É num sentido próximo que se pode entender Martim Avillez, num dos ensaios do catálogo, quando considera que a pintura de Batarda «é uma pintura sobre as possibilidades de apreciar e julgar». Trata-se, por um lado, de um importante deslocamento desde anteriores interpretações, favorecidas pelo próprio pintor, segundo a qual a sua pintura constituía um «comentário permanente ao estado actual das artes visuais» (1975), «fazendo coisas contra» («foi esse o meu programa desde sempre», dizia Batarda, ainda em 1992).

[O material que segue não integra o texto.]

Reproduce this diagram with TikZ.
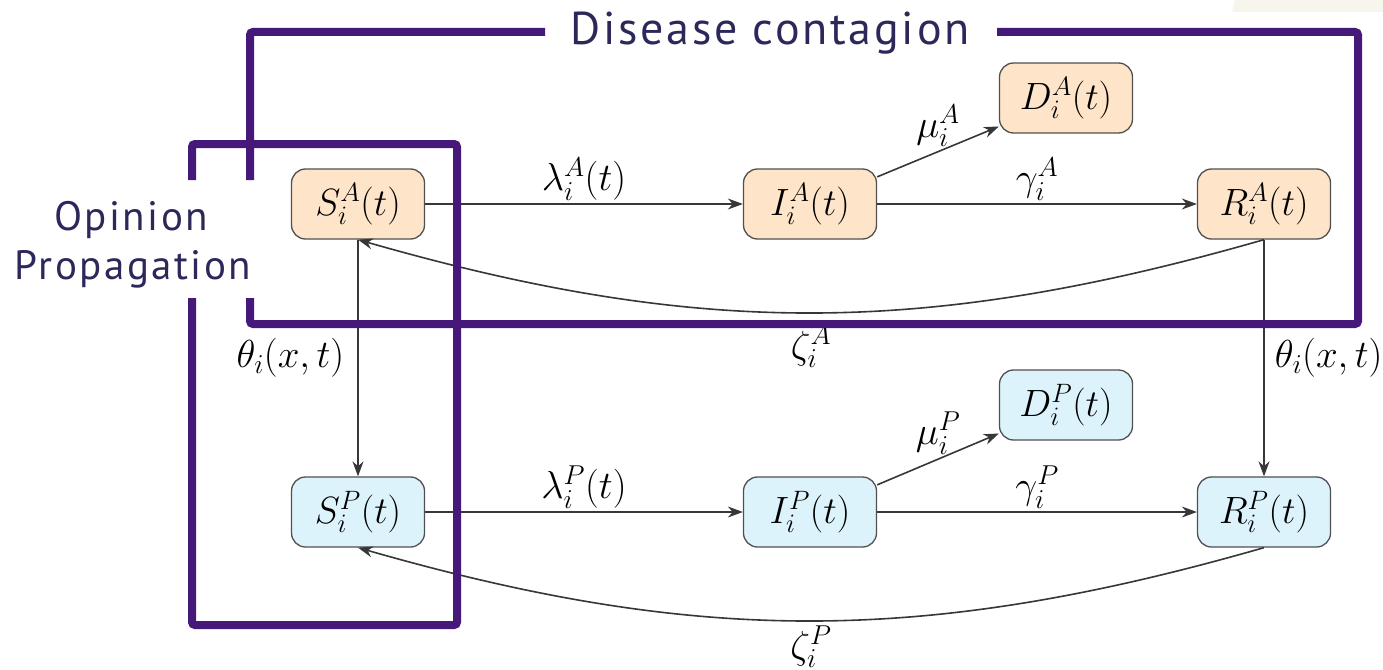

À hipótese de uma produção reactiva, que se oferecia como pista de compreensão (o comentário sardónico da actualidade política e artística inscrito no imaginismo narrativo da pintura sobre papel; a resposta ao jogo das conjunturas, com o ocultar da figuração nos acrílicos dos anos 80, etc), foi-se substituindo a distância e a indiferença, numa pintura que sabe, cada vez mais, que «a oposição à estupidez não tem que ter sucesso» (92) e que diz admitir «a incapacidade, a inoperância e o não-valor da pintura e da arte» (entrevista de E. Batarda no «Cartaz» de 14/3/98), continuando a praticá-las e, mais ainda, constituindo-se como centro de um «sistema de crítica» e repensando «as possibilidades de apreciar e julgar».
Contrariando a hipótese de niilismo levantada também por J. Pinharanda, esta pintura, que, de facto, se foi tornando mais erudita do que crítica, está do lado de uma vontade de reconstrução dos saberes, dos recursos e dos poderes da pintura. O enfrentamento com Duchamp que marcou a sua exposição de 1992, dominada pelo tomar dos dois «ready made» essenciais como assuntos da pintura, sujeitando-os à exploração de sucessivos desvios interpretativos, não tinha outro sentido.